Write out each line word for word. Drop pictures.
** begin Supplied data **
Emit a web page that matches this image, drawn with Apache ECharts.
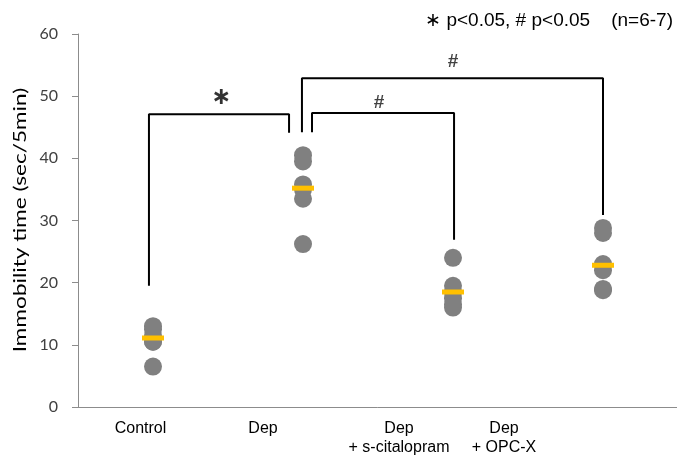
<!DOCTYPE html>
<html><head><meta charset="utf-8">
<script src="https://cdn.jsdelivr.net/npm/echarts@6/dist/echarts.min.js"></script>
<style>html,body{margin:0;padding:0;background:#fff}#c{width:677px;height:466px}</style>
</head><body><div id="c"></div>
<script>
var categories = ['Control', 'Dep', 'Dep\n+ s-citalopram', 'Dep\n+ OPC-X'];
var controlValues = [13, 12.5, 11.5, 10.5, 10.5, 6.5];
var depValues = [40.5, 39.5, 35.8, 35, 33.5, 26.2];
var citalopramValues = [24, 19.5, 18.5, 17.5, 16.5, 16];
var opcxValues = [28.8, 28, 23, 22, 19, 18.8];
var meanValues = [11.1, 35.2, 18.5, 22.8];
var yTicks = [0, 10, 20, 30, 40, 50, 60];
var yTitle = 'Immobility time (sec/5min)';
var noteText = '\u2217 p<0.05, # p<0.05    (n=6-7)';
// significance brackets: [x (category units, centers at i+0.5), y value]
var bracketStar = [[0.473, 19.5], [0.473, 47.1], [1.407, 47.1], [1.407, 44.1]];
var bracketHashBig = [[1.493, 44.2], [1.493, 52.9], [3.5, 52.9], [3.5, 30.9]];
var bracketHashSmall = [[1.56, 44.2], [1.56, 47.3], [2.507, 47.3], [2.507, 26.9]];
var signMarks = [
  {name: '\u2217', value: [0.953, 49.7]},
  {name: '#', value: [2.5, 55.6]},
  {name: '#', value: [2.007, 49.0]}
];
var labelShift = [25, 80, 108, 198];

var groups = [controlValues, depValues, citalopramValues, opcxValues];
var dots = [];
groups.forEach(function (arr, i) { arr.forEach(function (v) { dots.push([i, v]); }); });
var means = meanValues.map(function (v, i) { return [i, v]; });

var rich = {};
labelShift.forEach(function (s, i) {
  rich['p' + i] = {padding: [0, s, 0, 0], fontSize: 16, fontFamily: 'Liberation Sans, Arial', color: '#000', lineHeight: 19};
});

var chart = echarts.init(document.getElementById('c'));
var bracketStyle = {color: '#000', width: 2};
chart.setOption({
  animation: false,
  grid: {left: 78, width: 600, top: 34, bottom: 59, containLabel: false, outerBoundsMode: 'none'},
  xAxis: [{
    type: 'category', data: categories, boundaryGap: true,
    axisLine: {lineStyle: {color: '#8c8c8c', width: 1}},
    axisTick: {show: false},
    axisLabel: {
      margin: 12, interval: 0,
      formatter: function (v, i) {
        return v.split('\n').map(function (l) { return '{p' + i + '|' + l + '}'; }).join('\n');
      },
      rich: rich
    }
  }, {
    type: 'value', min: 0, max: 4, show: false
  }],
  yAxis: {
    type: 'value', min: yTicks[0], max: yTicks[yTicks.length - 1], interval: 10,
    splitLine: {show: false},
    axisLine: {show: true, lineStyle: {color: '#8c8c8c'}},
    axisTick: {show: true, length: 6, lineStyle: {color: '#8c8c8c'}},
    axisLabel: {fontSize: 16, color: '#404040', fontFamily: 'Lato, Open Sans', margin: 20}
  },
  series: [
    {type: 'scatter', data: dots, symbol: 'circle', symbolSize: 18, itemStyle: {color: '#808080', opacity: 1}, z: 2},
    {type: 'scatter', data: means, symbol: 'rect', symbolSize: [22, 5], itemStyle: {color: '#FFC000', opacity: 1}, z: 3},
    {type: 'line', xAxisIndex: 1, data: bracketStar, showSymbol: false, symbol: 'none', lineStyle: bracketStyle, z: 4},
    {type: 'line', xAxisIndex: 1, data: bracketHashBig, showSymbol: false, symbol: 'none', lineStyle: bracketStyle, z: 4},
    {type: 'line', xAxisIndex: 1, data: bracketHashSmall, showSymbol: false, symbol: 'none', lineStyle: bracketStyle, z: 4},
    {type: 'scatter', xAxisIndex: 1, data: signMarks, symbolSize: 1, itemStyle: {color: 'rgba(0,0,0,0)'},
      label: {show: true, position: 'inside',
        formatter: function (p) { return p.name === '#' ? '{h|#}' : '{s|' + p.name + '}'; },
        rich: {
          h: {fontSize: 19, fontWeight: 'bold', fontFamily: 'Liberation Sans, Arial', color: '#111'},
          s: {fontSize: 24, fontWeight: 'bold', fontFamily: 'DejaVu Sans', color: '#000'}
        }}, z: 5}
  ],
  graphic: [{
    type: 'text', right: 4, top: 11,
    style: {text: noteText, fontSize: 19, fontFamily: 'Liberation Sans, Arial', fill: '#000'}
  }, {
    type: 'text', x: 21, y: 220, rotation: Math.PI / 2, scaleX: 1.33,
    style: {text: yTitle, fontSize: 17, fontFamily: 'Lato, Open Sans', fill: '#000', align: 'center', verticalAlign: 'middle'}
  }]
});
</script></body></html>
** end Supplied data **
* The completed task:
Emit a web page that matches this image, drawn with Apache ECharts.
<!DOCTYPE html>
<html><head><meta charset="utf-8">
<script src="https://cdn.jsdelivr.net/npm/echarts@6/dist/echarts.min.js"></script>
<style>html,body{margin:0;padding:0;background:#fff}#c{width:677px;height:466px}</style>
</head><body><div id="c"></div>
<script>
var categories = ['Control', 'Dep', 'Dep\n+ s-citalopram', 'Dep\n+ OPC-X'];
var controlValues = [13, 12.5, 11.5, 10.5, 10.5, 6.5];
var depValues = [40.5, 39.5, 35.8, 35, 33.5, 26.2];
var citalopramValues = [24, 19.5, 18.5, 17.5, 16.5, 16];
var opcxValues = [28.8, 28, 23, 22, 19, 18.8];
var meanValues = [11.1, 35.2, 18.5, 22.8];
var yTicks = [0, 10, 20, 30, 40, 50, 60];
var yTitle = 'Immobility time (sec/5min)';
var noteText = '\u2217 p<0.05, # p<0.05    (n=6-7)';
// significance brackets: [x (category units, centers at i+0.5), y value]
var bracketStar = [[0.473, 19.5], [0.473, 47.1], [1.407, 47.1], [1.407, 44.1]];
var bracketHashBig = [[1.493, 44.2], [1.493, 52.9], [3.5, 52.9], [3.5, 30.9]];
var bracketHashSmall = [[1.56, 44.2], [1.56, 47.3], [2.507, 47.3], [2.507, 26.9]];
var signMarks = [
  {name: '\u2217', value: [0.953, 49.7]},
  {name: '#', value: [2.5, 55.6]},
  {name: '#', value: [2.007, 49.0]}
];
var labelShift = [25, 80, 108, 198];

var groups = [controlValues, depValues, citalopramValues, opcxValues];
var dots = [];
groups.forEach(function (arr, i) { arr.forEach(function (v) { dots.push([i, v]); }); });
var means = meanValues.map(function (v, i) { return [i, v]; });

var rich = {};
labelShift.forEach(function (s, i) {
  rich['p' + i] = {padding: [0, s, 0, 0], fontSize: 16, fontFamily: 'Liberation Sans, Arial', color: '#000', lineHeight: 19};
});

var chart = echarts.init(document.getElementById('c'));
var bracketStyle = {color: '#000', width: 2};
chart.setOption({
  animation: false,
  grid: {left: 78, width: 600, top: 34, bottom: 59, containLabel: false, outerBoundsMode: 'none'},
  xAxis: [{
    type: 'category', data: categories, boundaryGap: true,
    axisLine: {lineStyle: {color: '#8c8c8c', width: 1}},
    axisTick: {show: false},
    axisLabel: {
      margin: 12, interval: 0,
      formatter: function (v, i) {
        return v.split('\n').map(function (l) { return '{p' + i + '|' + l + '}'; }).join('\n');
      },
      rich: rich
    }
  }, {
    type: 'value', min: 0, max: 4, show: false
  }],
  yAxis: {
    type: 'value', min: yTicks[0], max: yTicks[yTicks.length - 1], interval: 10,
    splitLine: {show: false},
    axisLine: {show: true, lineStyle: {color: '#8c8c8c'}},
    axisTick: {show: true, length: 6, lineStyle: {color: '#8c8c8c'}},
    axisLabel: {fontSize: 16, color: '#404040', fontFamily: 'Lato, Open Sans', margin: 20}
  },
  series: [
    {type: 'scatter', data: dots, symbol: 'circle', symbolSize: 18, itemStyle: {color: '#808080', opacity: 1}, z: 2},
    {type: 'scatter', data: means, symbol: 'rect', symbolSize: [22, 5], itemStyle: {color: '#FFC000', opacity: 1}, z: 3},
    {type: 'line', xAxisIndex: 1, data: bracketStar, showSymbol: false, symbol: 'none', lineStyle: bracketStyle, z: 4},
    {type: 'line', xAxisIndex: 1, data: bracketHashBig, showSymbol: false, symbol: 'none', lineStyle: bracketStyle, z: 4},
    {type: 'line', xAxisIndex: 1, data: bracketHashSmall, showSymbol: false, symbol: 'none', lineStyle: bracketStyle, z: 4},
    {type: 'scatter', xAxisIndex: 1, data: signMarks, symbolSize: 1, itemStyle: {color: 'rgba(0,0,0,0)'},
      label: {show: true, position: 'inside',
        formatter: function (p) { return p.name === '#' ? '{h|#}' : '{s|' + p.name + '}'; },
        rich: {
          h: {fontSize: 19, fontWeight: 'bold', fontFamily: 'Liberation Sans, Arial', color: '#111'},
          s: {fontSize: 24, fontWeight: 'bold', fontFamily: 'DejaVu Sans', color: '#000'}
        }}, z: 5}
  ],
  graphic: [{
    type: 'text', right: 4, top: 11,
    style: {text: noteText, fontSize: 19, fontFamily: 'Liberation Sans, Arial', fill: '#000'}
  }, {
    type: 'text', x: 21, y: 220, rotation: Math.PI / 2, scaleX: 1.33,
    style: {text: yTitle, fontSize: 17, fontFamily: 'Lato, Open Sans', fill: '#000', align: 'center', verticalAlign: 'middle'}
  }]
});
</script></body></html>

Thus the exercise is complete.